The phenomenon of social distancing following the outbreak of the novel coronavirus has badly affected the community gatherings and activities. Different community groups have, however, been coming up with new and novel ideas to keep themselves engaged.
Qatar Natural History Group (QNHG) is one of the oldest community groups and has been active in the country for over 40 years.
With the lockdown starting in March and strict observance of physical distancing, the group could not carry out its usual weekly meetings. They, however, came up with new ideas of holding online session on different topics related to nature and history of Qatar.
The QNHG recently concluded its special summer outings programme to discover the desert and heritage sites. With the phased lifting of the restrictions, the group has planned some special outdoor activities for its members. They took the members to different areas of the desert to observe the nature at the time of sunrise and sunset.
Thierry Lesales, QNHG chairman, said: “Usually, our season runs from October to June, but because of the lockdown in March, we could no longer have our regular talks and rambles. We were only able to have our talks online, through the Zoom platform. We are very grateful to our speakers who have accepted to adapt to the change. Topics included the Covid-19 pandemic, the prehistoric population of Qatar, reptiles, sea turtles, and the global climate movement.”
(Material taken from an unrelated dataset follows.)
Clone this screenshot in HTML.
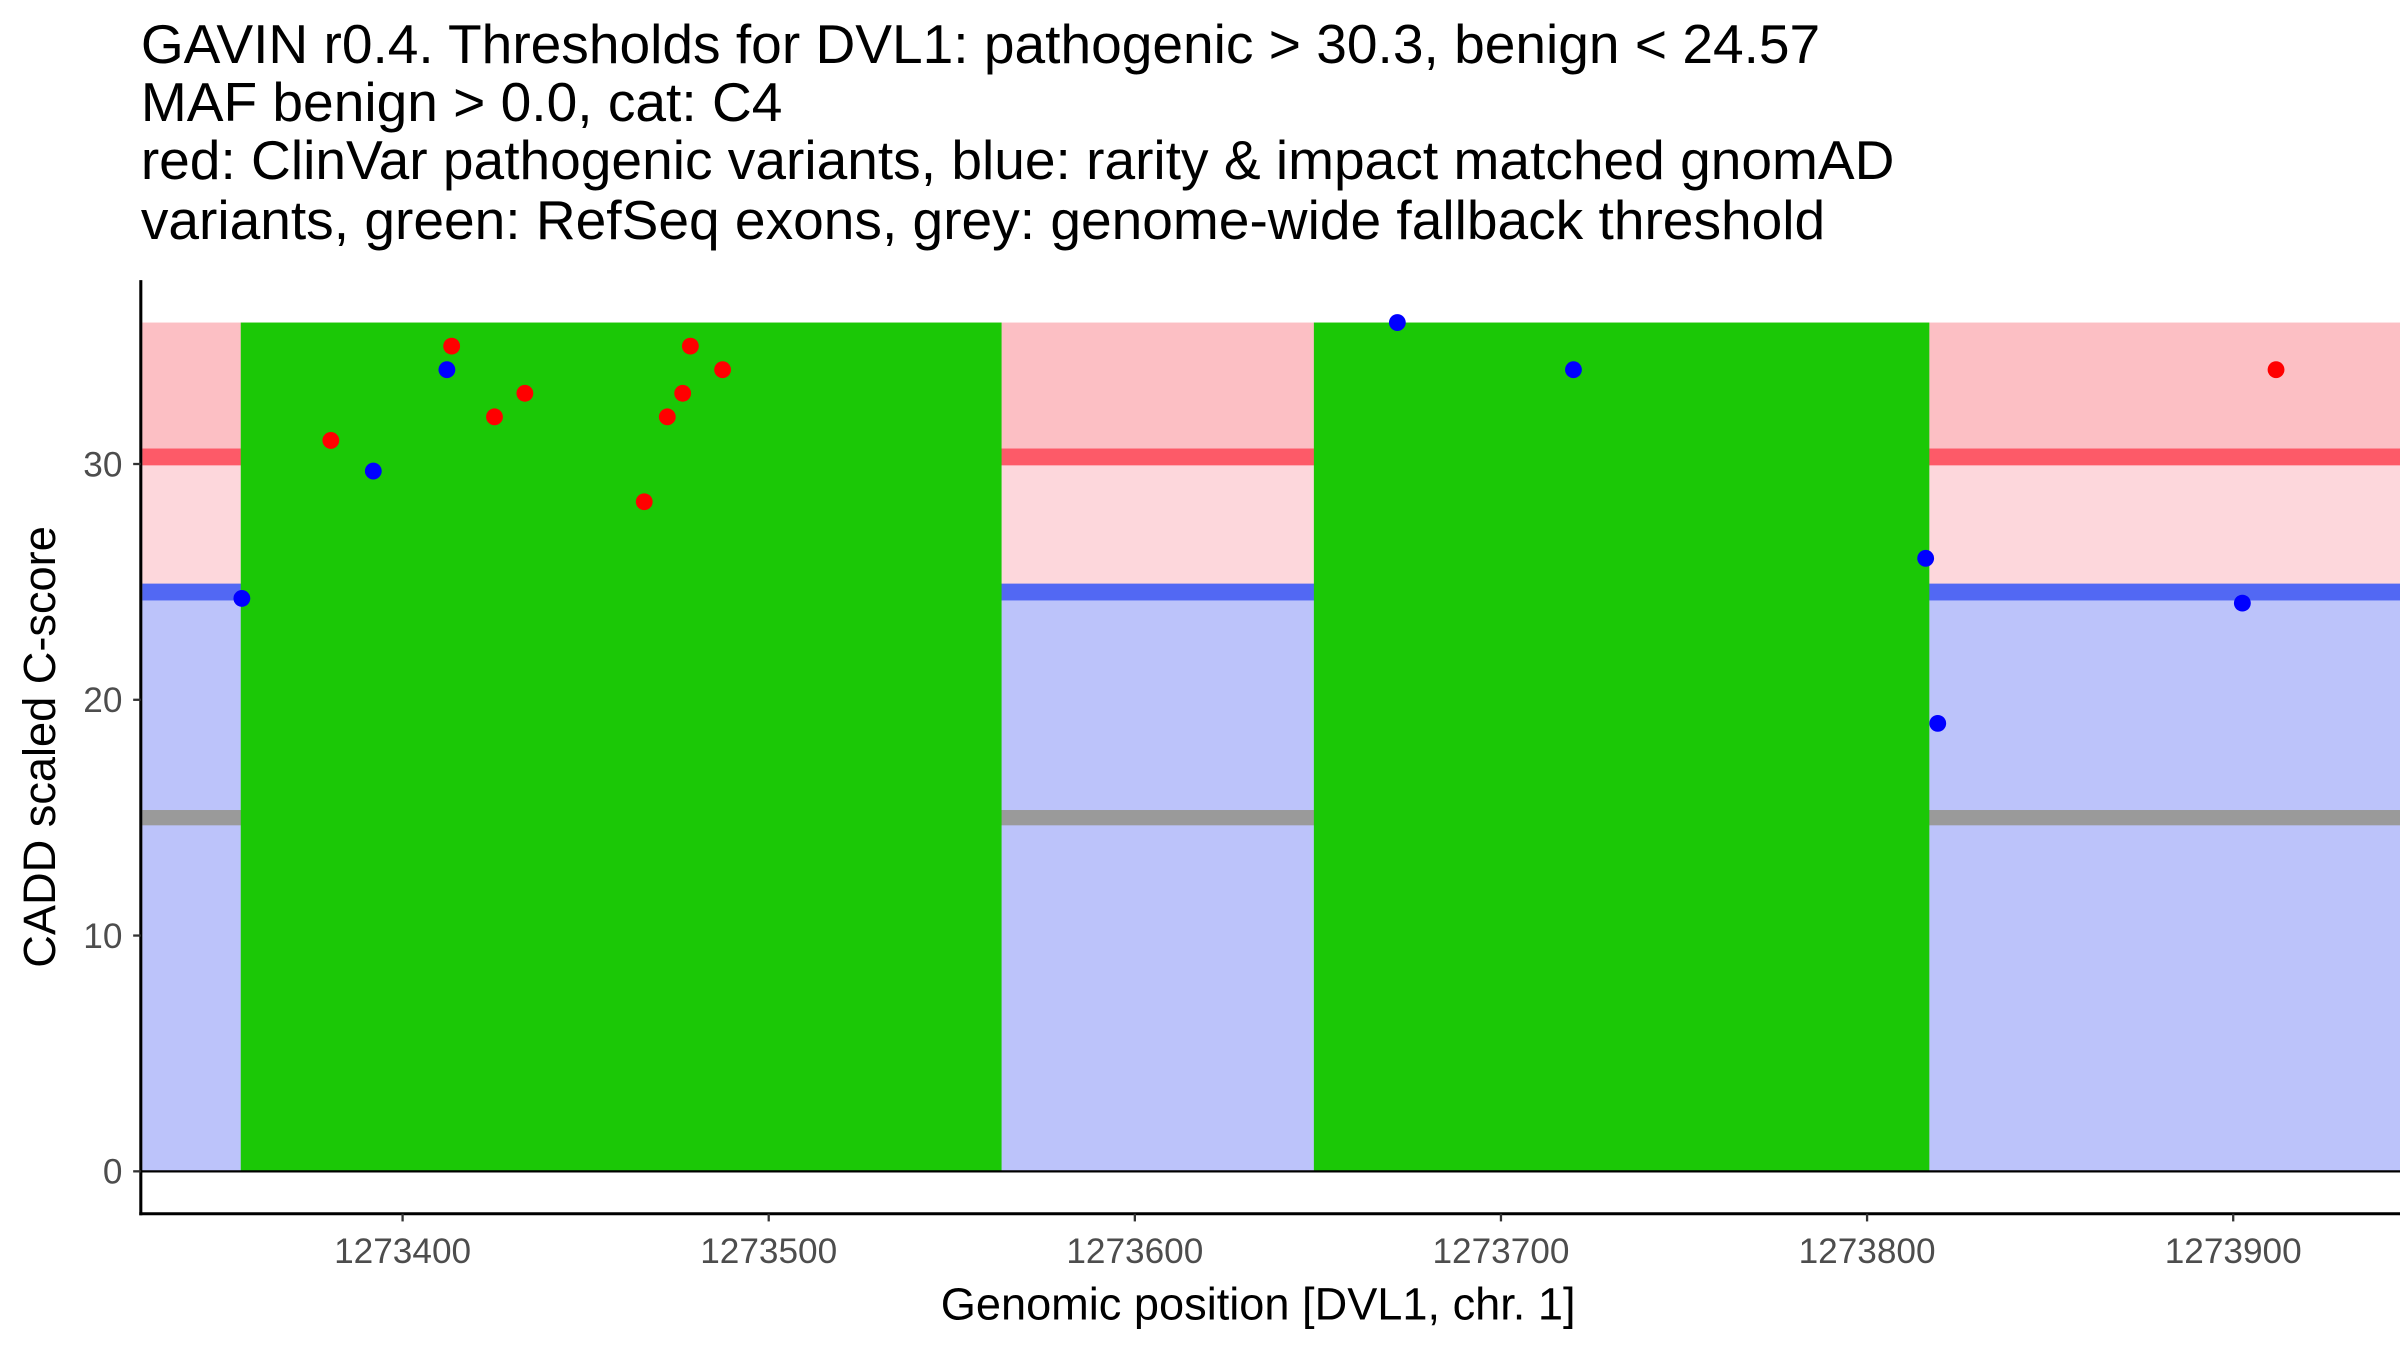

In August, outdoor gatherings were allowed with less than 30 people. QNHG took the opportunity to invite its members and the general public to discover the desert in the heart of the summer. The participants had to respect social distancing and wear face masks.
“The outings were scheduled early in the morning, for the sunrise, or late in the afternoon, for the sunset. It’s a good way to beat the heat and observe some of the animals in the desert. The animals are also active when the temperatures are lower. They spent the rest of the day, hidden in their burrows or under the shade.
“The desert is full of life. Qatar has some incredible ecosystems with organisms very well adapted to the harsh conditions. The end of August also marks the beginning of the bird migrations. Thousands of birds are passing through the peninsula, on their way down to their wintering grounds in Africa.
“It’s an exciting time to observe new visitors, and another opportunity to enjoy the outdoors. Many of the new visitors can be seen in the public parks, for instance, the hoopoes, the wagtails, and the warblers,” Thierry noted.
He added: “We were very pleased with the response and positive feedback. People were happy to go out and reconnect to nature. It’s also a very good stress relieving pastime, and the temperatures were actually surprisingly very pleasant early in the morning and late afternoon. In the desert, we noticed, on average, 4C difference with the temperatures in the city. It’s doable. The sceneries and the colours are just fantastic.”
The outdoor summer programme included; a visit to Dahl al Misfr Cave, Purple Island sunrise walk, some Rawdat sunrise and sunset walks, Perseids meteor shower stargazing evening, a birdwatching trip, and a tour of little known forts and abandoned villages.